### DATA
------------------------------
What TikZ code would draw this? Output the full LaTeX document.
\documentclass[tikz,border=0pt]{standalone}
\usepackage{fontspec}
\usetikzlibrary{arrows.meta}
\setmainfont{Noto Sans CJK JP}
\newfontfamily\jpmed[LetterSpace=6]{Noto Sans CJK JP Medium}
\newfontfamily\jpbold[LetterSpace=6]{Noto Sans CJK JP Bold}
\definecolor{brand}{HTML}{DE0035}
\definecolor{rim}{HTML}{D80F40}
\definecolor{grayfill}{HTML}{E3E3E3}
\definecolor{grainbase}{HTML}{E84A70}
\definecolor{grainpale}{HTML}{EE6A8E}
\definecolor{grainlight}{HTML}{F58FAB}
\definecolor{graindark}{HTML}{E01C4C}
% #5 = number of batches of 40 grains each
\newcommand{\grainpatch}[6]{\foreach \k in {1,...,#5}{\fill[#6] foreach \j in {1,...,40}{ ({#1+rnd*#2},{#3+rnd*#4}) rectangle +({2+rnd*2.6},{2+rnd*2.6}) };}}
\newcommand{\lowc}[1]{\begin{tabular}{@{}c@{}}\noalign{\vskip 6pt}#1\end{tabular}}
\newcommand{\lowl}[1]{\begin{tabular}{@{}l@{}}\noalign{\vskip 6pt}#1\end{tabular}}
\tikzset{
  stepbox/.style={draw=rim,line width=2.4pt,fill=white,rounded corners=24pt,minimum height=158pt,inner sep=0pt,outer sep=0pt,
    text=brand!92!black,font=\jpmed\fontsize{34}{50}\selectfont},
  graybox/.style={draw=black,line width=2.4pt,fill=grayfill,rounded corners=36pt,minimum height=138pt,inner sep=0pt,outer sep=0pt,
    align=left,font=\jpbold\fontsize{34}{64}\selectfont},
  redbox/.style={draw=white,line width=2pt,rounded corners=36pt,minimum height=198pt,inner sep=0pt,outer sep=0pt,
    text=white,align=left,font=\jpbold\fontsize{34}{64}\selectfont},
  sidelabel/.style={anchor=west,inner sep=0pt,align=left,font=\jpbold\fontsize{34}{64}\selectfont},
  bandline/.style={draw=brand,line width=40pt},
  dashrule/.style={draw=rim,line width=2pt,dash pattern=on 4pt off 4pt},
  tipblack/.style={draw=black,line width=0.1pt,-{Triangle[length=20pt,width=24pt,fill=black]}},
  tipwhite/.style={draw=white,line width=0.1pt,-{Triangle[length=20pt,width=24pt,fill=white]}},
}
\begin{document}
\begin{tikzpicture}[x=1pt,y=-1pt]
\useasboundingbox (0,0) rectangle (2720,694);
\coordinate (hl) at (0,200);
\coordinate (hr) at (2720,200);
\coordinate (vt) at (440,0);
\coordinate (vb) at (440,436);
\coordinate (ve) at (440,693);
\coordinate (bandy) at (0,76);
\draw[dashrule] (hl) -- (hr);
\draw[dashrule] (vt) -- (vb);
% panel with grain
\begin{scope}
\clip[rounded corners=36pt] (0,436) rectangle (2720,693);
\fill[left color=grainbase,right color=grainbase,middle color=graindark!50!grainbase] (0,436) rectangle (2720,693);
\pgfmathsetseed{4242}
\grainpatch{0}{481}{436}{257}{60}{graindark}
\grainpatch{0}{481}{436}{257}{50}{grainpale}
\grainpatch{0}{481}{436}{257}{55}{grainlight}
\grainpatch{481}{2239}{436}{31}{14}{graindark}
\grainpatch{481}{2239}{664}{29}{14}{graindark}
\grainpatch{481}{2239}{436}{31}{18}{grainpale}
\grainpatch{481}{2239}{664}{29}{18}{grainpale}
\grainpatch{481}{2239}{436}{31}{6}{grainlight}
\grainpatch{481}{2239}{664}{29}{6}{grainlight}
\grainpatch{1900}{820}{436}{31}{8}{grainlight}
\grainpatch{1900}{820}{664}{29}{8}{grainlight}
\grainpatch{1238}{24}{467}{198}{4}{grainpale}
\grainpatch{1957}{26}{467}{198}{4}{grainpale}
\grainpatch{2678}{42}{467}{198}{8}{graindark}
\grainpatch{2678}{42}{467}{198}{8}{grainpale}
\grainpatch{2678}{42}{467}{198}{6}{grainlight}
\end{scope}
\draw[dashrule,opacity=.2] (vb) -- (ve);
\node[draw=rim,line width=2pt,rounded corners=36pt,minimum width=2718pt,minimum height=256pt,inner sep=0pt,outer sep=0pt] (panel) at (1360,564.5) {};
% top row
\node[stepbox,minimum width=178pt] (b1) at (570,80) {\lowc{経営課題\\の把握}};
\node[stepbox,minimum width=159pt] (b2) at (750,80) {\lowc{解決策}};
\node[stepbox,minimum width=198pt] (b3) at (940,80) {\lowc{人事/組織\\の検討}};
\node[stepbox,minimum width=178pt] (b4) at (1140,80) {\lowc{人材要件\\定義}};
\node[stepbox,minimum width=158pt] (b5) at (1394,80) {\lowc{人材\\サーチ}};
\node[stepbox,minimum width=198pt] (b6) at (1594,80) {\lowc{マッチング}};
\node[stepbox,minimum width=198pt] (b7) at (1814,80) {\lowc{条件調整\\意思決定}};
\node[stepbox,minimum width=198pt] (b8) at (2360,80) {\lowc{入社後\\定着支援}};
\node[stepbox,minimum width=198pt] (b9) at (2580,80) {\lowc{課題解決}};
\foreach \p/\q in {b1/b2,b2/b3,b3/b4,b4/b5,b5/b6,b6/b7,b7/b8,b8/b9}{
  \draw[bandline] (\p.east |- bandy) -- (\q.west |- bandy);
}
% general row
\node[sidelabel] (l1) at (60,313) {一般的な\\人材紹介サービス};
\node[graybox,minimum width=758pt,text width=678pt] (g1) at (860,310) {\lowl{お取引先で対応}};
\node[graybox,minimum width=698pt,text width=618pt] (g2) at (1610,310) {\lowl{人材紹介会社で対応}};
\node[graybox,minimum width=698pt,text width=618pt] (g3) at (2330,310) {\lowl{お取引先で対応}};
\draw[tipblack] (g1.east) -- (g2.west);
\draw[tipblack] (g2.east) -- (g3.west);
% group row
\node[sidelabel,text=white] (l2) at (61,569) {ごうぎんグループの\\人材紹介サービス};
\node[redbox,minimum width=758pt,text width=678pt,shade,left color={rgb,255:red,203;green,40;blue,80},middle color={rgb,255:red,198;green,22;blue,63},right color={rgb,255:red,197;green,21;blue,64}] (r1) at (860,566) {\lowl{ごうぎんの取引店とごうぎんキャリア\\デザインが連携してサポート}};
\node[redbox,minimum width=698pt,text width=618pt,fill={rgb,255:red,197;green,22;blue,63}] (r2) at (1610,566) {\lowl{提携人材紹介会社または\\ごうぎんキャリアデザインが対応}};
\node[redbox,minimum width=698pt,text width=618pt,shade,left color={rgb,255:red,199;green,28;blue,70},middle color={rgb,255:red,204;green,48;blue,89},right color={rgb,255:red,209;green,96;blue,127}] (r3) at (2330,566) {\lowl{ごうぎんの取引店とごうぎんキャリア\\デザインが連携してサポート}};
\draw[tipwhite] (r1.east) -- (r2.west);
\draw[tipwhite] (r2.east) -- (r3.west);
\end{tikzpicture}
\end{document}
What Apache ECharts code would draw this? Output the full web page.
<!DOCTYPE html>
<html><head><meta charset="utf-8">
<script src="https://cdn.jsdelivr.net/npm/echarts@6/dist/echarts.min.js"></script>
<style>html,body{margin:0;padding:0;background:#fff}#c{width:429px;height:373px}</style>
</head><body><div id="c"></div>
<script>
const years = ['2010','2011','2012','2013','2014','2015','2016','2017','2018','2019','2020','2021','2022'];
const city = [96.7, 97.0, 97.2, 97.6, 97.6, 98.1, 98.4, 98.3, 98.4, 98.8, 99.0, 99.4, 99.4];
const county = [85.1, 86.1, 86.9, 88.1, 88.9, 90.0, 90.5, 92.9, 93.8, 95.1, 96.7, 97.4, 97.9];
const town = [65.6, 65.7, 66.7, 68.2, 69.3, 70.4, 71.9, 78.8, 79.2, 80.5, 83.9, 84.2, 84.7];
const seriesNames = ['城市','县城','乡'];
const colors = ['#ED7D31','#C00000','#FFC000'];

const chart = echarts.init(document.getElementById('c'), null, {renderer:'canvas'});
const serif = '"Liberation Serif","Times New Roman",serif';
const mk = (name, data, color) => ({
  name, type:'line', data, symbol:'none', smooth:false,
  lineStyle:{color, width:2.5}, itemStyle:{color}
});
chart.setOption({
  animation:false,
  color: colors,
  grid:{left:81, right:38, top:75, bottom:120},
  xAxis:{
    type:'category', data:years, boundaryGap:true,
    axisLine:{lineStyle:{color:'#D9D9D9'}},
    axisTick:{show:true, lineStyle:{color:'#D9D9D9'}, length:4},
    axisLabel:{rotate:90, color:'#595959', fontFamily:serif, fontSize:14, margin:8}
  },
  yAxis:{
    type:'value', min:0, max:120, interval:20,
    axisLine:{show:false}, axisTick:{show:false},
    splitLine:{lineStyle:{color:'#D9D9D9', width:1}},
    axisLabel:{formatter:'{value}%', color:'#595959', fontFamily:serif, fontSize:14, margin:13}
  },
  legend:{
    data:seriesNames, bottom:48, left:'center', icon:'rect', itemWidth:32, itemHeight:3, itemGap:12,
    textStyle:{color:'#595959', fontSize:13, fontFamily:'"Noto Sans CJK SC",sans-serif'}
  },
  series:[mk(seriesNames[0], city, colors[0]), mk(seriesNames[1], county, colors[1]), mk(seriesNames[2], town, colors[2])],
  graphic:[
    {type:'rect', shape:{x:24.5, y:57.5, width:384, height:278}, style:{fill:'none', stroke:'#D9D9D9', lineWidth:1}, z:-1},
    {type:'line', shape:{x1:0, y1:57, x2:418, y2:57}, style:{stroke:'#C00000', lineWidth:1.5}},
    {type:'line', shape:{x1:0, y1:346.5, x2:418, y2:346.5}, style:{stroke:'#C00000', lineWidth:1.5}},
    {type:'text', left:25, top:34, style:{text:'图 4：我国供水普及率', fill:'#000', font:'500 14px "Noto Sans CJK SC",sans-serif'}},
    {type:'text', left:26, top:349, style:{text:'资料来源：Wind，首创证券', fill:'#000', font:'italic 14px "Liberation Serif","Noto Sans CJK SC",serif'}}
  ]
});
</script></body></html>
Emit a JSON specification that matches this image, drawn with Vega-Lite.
------------------------------
### JOB
Check the data for the word "code" and pull out the lines that have it.

### THE ANSWER
What TikZ code would draw this? Output the full LaTeX document.
What Apache ECharts code would draw this? Output the full web page.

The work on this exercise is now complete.